Rob Farley (t|b) is of the opinion that coding values that help with efficiency are better than rigidly enforced standards, although he as a consultant abides by his customer’s needs in this regard. ‘Coding standards are not a bad thing. But I think values are better. Valuing readable code, valuing comments that explain the reasons for coding decisions, and valuing patterns that avoid problems, can raise the quality of the coding culture’.

Tom from Czech republic has a neat list of standards they abide by and try to enforce. I particularly liked what they said on specifying nullability on temp tables/table variables, and on code being idempotent – re runnable.

Kevin Chant talks about being consistent, and the importance of short, informative comments. Both points are valid and useful.
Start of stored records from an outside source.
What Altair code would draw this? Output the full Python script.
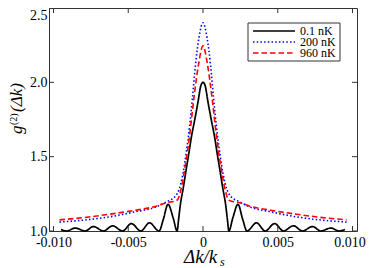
import altair as alt
import pandas as pd

# ---- data ----
dk_black = [-0.0095, -0.00911, -0.00855, -0.00788, -0.00733, -0.00665, -0.00605, -0.00538,
            -0.00479, -0.00416, -0.00358, -0.00294, -0.00265, -0.00234, -0.00200, -0.00173,
            -0.00163, -0.00151, -0.00132, -0.00113, -0.00095, -0.00078, -0.00055, -0.00033,
            -0.00015, 0.0,
            0.00015, 0.00033, 0.00055, 0.00078, 0.00095, 0.00113, 0.00132, 0.00151,
            0.00163, 0.00173, 0.00200, 0.00234, 0.00265, 0.00294, 0.00358, 0.00416,
            0.00479, 0.00538, 0.00605, 0.00665, 0.00733, 0.00788, 0.00855, 0.00911, 0.0095]
g_black = [1.01, 1.0, 1.02, 1.0, 1.03, 1.0, 1.035, 1.0,
           1.05, 1.0, 1.055, 1.0, 1.08, 1.18, 1.09, 1.0,
           1.08, 1.18, 1.29, 1.41, 1.52, 1.63, 1.75, 1.87,
           1.975, 2.0,
           1.975, 1.87, 1.75, 1.63, 1.52, 1.41, 1.29, 1.18,
           1.08, 1.0, 1.09, 1.18, 1.08, 1.0, 1.055, 1.0,
           1.05, 1.0, 1.035, 1.0, 1.03, 1.0, 1.02, 1.0, 1.01]

dk_blue = [-0.0096, -0.008, -0.00625, -0.0045, -0.00313, -0.00247, -0.0018, -0.0016,
           -0.00135, -0.00113, -0.0009, -0.0007, -0.0005, -0.00027, 0.0,
           0.00027, 0.0005, 0.0007, 0.0009, 0.00113, 0.00135, 0.0016, 0.0018,
           0.00247, 0.00313, 0.0045, 0.00625, 0.008, 0.0096]
g_blue = [1.06, 1.073, 1.095, 1.13, 1.162, 1.195, 1.24, 1.28,
          1.38, 1.52, 1.70, 1.90, 2.12, 2.30, 2.40,
          2.30, 2.12, 1.90, 1.70, 1.52, 1.38, 1.28, 1.24,
          1.195, 1.162, 1.13, 1.095, 1.073, 1.06]

dk_red = [-0.0096, -0.008, -0.00625, -0.0045, -0.00313, -0.00247, -0.0019, -0.0017,
          -0.0015, -0.0012, -0.0009, -0.0006, -0.0003, 0.0,
          0.0003, 0.0006, 0.0009, 0.0012, 0.0015, 0.0017, 0.0019,
          0.00247, 0.00313, 0.0045, 0.00625, 0.008, 0.0096]
g_red = [1.075, 1.09, 1.113, 1.14, 1.167, 1.19, 1.20, 1.21,
         1.27, 1.43, 1.64, 1.90, 2.12, 2.245,
         2.12, 1.90, 1.64, 1.43, 1.27, 1.21, 1.20,
         1.19, 1.167, 1.14, 1.113, 1.09, 1.075]

x_ticks = [-0.01, -0.005, 0.0, 0.005, 0.01]
y_ticks = [1.0, 1.5, 2.0, 2.5]
legend_labels = ["0.1 nK", "200 nK", "960 nK"]

W, H = 308, 223
SERIF = "Liberation Serif"

x_enc = alt.X("dk:Q",
              scale=alt.Scale(domain=[-0.0103, 0.0103], nice=False, zero=False),
              axis=alt.Axis(values=x_ticks, tickSize=0, domain=False, grid=False,
                            labelExpr="datum.value == 0 ? '0' : (datum.value < 0 ? '-' : '') + format(abs(datum.value), '.3f')",
                            labelOffset={"condition": {"test": "datum.value > 0.009", "value": -3}, "value": 0},
                            labelPadding=4, title=None))
y_enc = alt.Y("g:Q",
              scale=alt.Scale(domain=[1.0, 2.5], nice=False, zero=False),
              axis=alt.Axis(values=y_ticks, tickSize=0, domain=False, grid=False,
                            format=".1f", labelPadding=2, title=None,
                            labelOffset={"condition": {"test": "datum.value > 2.4", "value": 7}, "value": 0}))


def curve(xs, ys, color, dash, width):
    df = pd.DataFrame({"dk": xs, "g": ys, "o": list(range(len(xs)))})
    return alt.Chart(df).mark_line(color=color, strokeDash=dash, strokeWidth=width,
                                   interpolate="monotone").encode(x=x_enc, y=y_enc, order="o:Q")


black = curve(dk_black, g_black, "black", [1, 0], 1.7)
blue = curve(dk_blue, g_blue, "#0000ff", [1.5, 2.2], 1.6)
red = curve(dk_red, g_red, "#ff0000", [5.5, 3], 1.6)

xt = pd.DataFrame({"dk": x_ticks})
yt = pd.DataFrame({"g": y_ticks})
tick_color = "#333"
xt_bottom = alt.Chart(xt).mark_rule(color=tick_color).encode(x=x_enc, y=alt.value(H), y2=alt.value(H - 5))
xt_top = alt.Chart(xt).mark_rule(color=tick_color).encode(x=x_enc, y=alt.value(0), y2=alt.value(5))
yt_left = alt.Chart(yt).mark_rule(color=tick_color).encode(y=y_enc, x=alt.value(0), x2=alt.value(5))
yt_right = alt.Chart(yt).mark_rule(color=tick_color).encode(y=y_enc, x=alt.value(W), x2=alt.value(W - 5))

one = pd.DataFrame({"a": [0]})


def txt(s, x, y, size, style="italic", angle=0, align="left"):
    return alt.Chart(one).mark_text(align=align, baseline="alphabetic", font=SERIF, fontSize=size,
                                    fontStyle=style, angle=angle, color="black").encode(
        x=alt.value(x), y=alt.value(y), text=alt.value(s))


# axis titles (y: g^(2)(Δk), rotated; x: Δk/k_s)
titles = [
    txt("g", -27, 126, 17, angle=270),
    txt("(2)", -32, 117, 10, style="normal", angle=270),
    txt("(Δk)", -27, 104, 17, angle=270),
    txt("Δk/k", 135, 255, 19),
    txt("s", 171, 258, 12),
]

box = alt.Chart(one).mark_rect(fill="white", stroke="#333", strokeWidth=1).encode(
    x=alt.value(199), x2=alt.value(291), y=alt.value(15), y2=alt.value(53))

leg_styles = [("black", [1, 0], 1.7), ("#0000ff", [1.5, 2.2], 1.6), ("#ff0000", [5.5, 3], 1.6)]
leg_layers = [box]
for i, (lab, (c, d, w)) in enumerate(zip(legend_labels, leg_styles)):
    yy = 23 + 11 * i
    leg_layers.append(alt.Chart(one).mark_rule(color=c, strokeDash=d, strokeWidth=w).encode(
        x=alt.value(204), x2=alt.value(246), y=alt.value(yy)))
    leg_layers.append(alt.Chart(one).mark_text(align="left", baseline="middle", font=SERIF,
                                               fontSize=12, color="black").encode(
        x=alt.value(251), y=alt.value(yy), text=alt.value(lab)))

chart = alt.layer(black, blue, red, xt_bottom, xt_top, yt_left, yt_right, *titles, *leg_layers).properties(
    width=W, height=H, autosize="none",
    padding={"left": 41, "top": 0, "right": 9, "bottom": 37},
    background="white",
).configure_view(stroke="#333", strokeWidth=1).configure_axis(
    labelFont=SERIF, labelFontSize=14, labelColor="black",
)

chart.save("out.html", embed_options={"renderer": "svg", "actions": False})
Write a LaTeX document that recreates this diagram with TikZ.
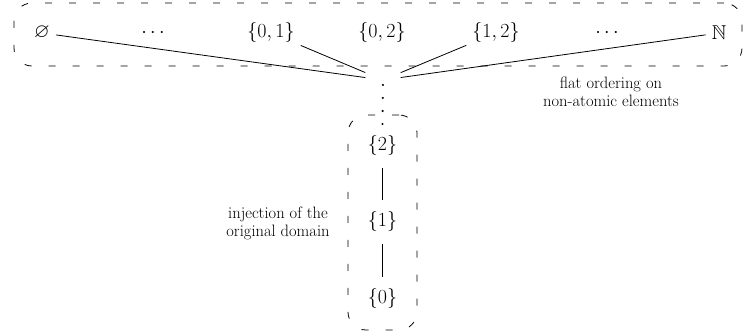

Aaron Bertrand has an amazing post on ‘controversial standard’ CAST Vs Convert – I really enjoyed reading this one. I always use CONVERT personally, but was not aware of the gotchas with CAST that he points out – such as with yyyy-mm-dd and British date, and of CAST being unsupported in other platforms. CONVERT for the win, and am glad I stuck with it. Aaron’s posts are always very informative, and packed with some snarky humor as well. Don’t miss reading this one!

Glenn Berry has a nice post where he talks of some basic coding standards, defends his use of NOLOCK and OPTION RECOMPILE on his DMV queries (I believe this is totally fine and use his queries extensively). In the end , he too is of the same opinion as Rob Farley – that ‘it is much more important to have functional, readable code that performs well and is easier to maintain.’.

Deborah Melkin has a post that lists the coding standards she thinks are important. She raises an important point – do you fail a PR if a standard is not met if it is not that critical, or just flag it as something to be fixed later? She also discusses the burden of being the ‘one person’ on the team who has to enforce standards and how hard that can sometimes be.

My good friend Steve Jones lists a few standards he thinks are important but emphasizes that it is important there is a standard to begin with. He also has a gentle rebuke for me for hosting this blog party 4 times and wants more new folks to start hosting T-SQL Tuesdays going forward. If you are reading this and are interested in hosting, please contact him on twitter.

Deepthi Goguri has an excellent blog post on T-SQL practices she wished she knew earlier..it is packed with various tools and tips any T-SQL programmer can use. I did not know of PoorSQL as a formatting tool, and I also appreciated the tip on updating statistics after importing a large number of rows. Well done, Deepthi!

Ken Fisher talks of organizational politics with standards – and the importance of having one set of standards everyone in the organization agrees to. I can totally see how this can be a problem in a large organization.

Gerard Jaryczewski is writing his first T-SQL Tuesday post – welcome Gerard!! He talks of the importance of simplicity and consistency as T-SQL Standards, naming conventions and adhering to the naming convention of the domain the language uses.

Hugo Kornelis, an amazing friend I look to for T-SQL related knowledge and guidance talks about having one standard and sticking to it even if you disagree. He also has an interesting take on prefixing view names, something I freely admit I’ve done and enforced as a standard many times..Hugo believes tables and views have to be interchangeable, so you don’t need to be named differently and there are other ways to find out if something is a view..my take personally has been that view is considered code while a table isn’t..so knowing what is code helps in including it for various purposes of analysis. Regardless I respect Hugo’s stance and will consider it going forward for my standards too.

That is it!! Thank you to everyone who participated and shared your nuggets of wisdom.